There are cases where we didn’t go this route also, one such case was when we implemented the feature which allowed a user to import a Webex meeting recording to Vidcast making it easier to share and consume, we decided to create a copy of the asset instead of leveraging the original asset as we felt it was more important to have consistent streaming experience across Vidcast where a user gets the same experience when streaming a Vidcast imported from Webex or recorded on the Vidcast platform itself.
When we are building a new product, we often are scrambling with a lot of technical questions and unknowns and don’t usually have the expertise in every domain we are trying to build for. When starting a new startup, sometimes we might reach out to open communities asking for help, usually without offering anything in return and also being careful of the information we can share externally. Being at a big company, it does provide us with the privilege to have a massive community available internally to us with whom we can share our problem/challenges more openly and all of them are also incentivized to help as at the end of the day if the product does well, it will impact all at the company positively. When we were building Vidcast, we oftentimes ran into such scenarios, for example one of them was for how we approach video streaming, having access to the internal Webex community which already had solved this problem before for other use cases made it easier for us to navigate it and deliver a good solution sooner.

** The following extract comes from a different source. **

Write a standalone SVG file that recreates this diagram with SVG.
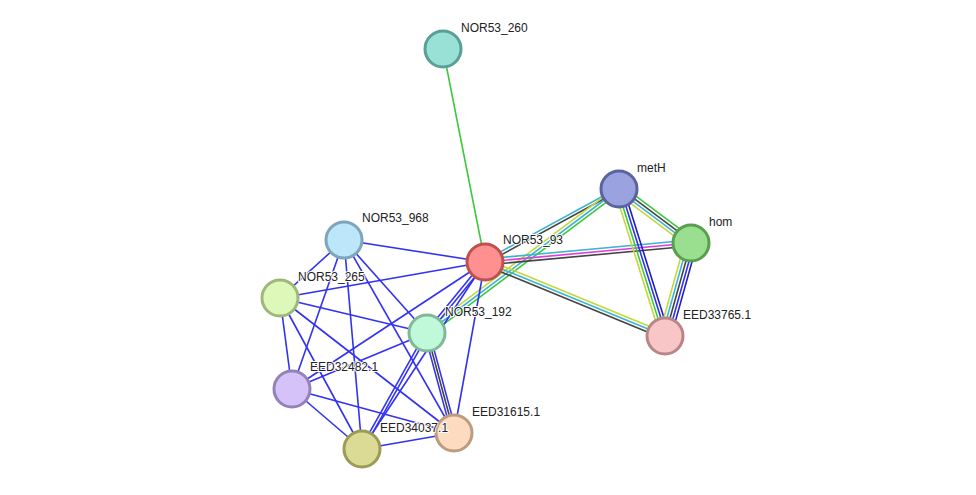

We have multiple people from different teams helping Vidcast and contributing time to it outside their regular day to day tasks as it’s something they are excited to help build
At a SaaS enterprise, a lot of the internal services are not designed at the start to be used by other services and so the APIs are built with a particular client and context in mind, but at the same time they end up exposing some public endpoints with a lot way to use them but with some limitations as they are usually intended for end customers and partners.
Our principle is to build something people like first then figure out how to optimize it later..
At Vidcast, we oftentimes decided to go with the public APIs for internal Webex services as they were sufficient for our use case even though Vidcast being a first-party app, just so we can move faster and get the value out to our users sooner.
A few instances where we took this approach were when we implemented the feature to share a Vidcast to a Webex space or to import an existing Webex meeting recording, where the public APIs were already rich enough with all the possible information we could need so it made it a no brainer for us.
One thing we were very clear about from the moment we started the journey of Vidcast at cisco was to never compromise on security and think of security first always. This is where we differentiate from the path a lot of startups follow. As in a normal startup with limited resources, the focus is on figuring out the product fit more than scale or security. Being a Cisco product, people always associate our product with security so we always have to make sure we deliver on that irrespective of the scenario. Due to this when we started building Vidcast, at every step we always asked ourselves, is it secure enough for our users or can we do better? if we can do better then let’s do that.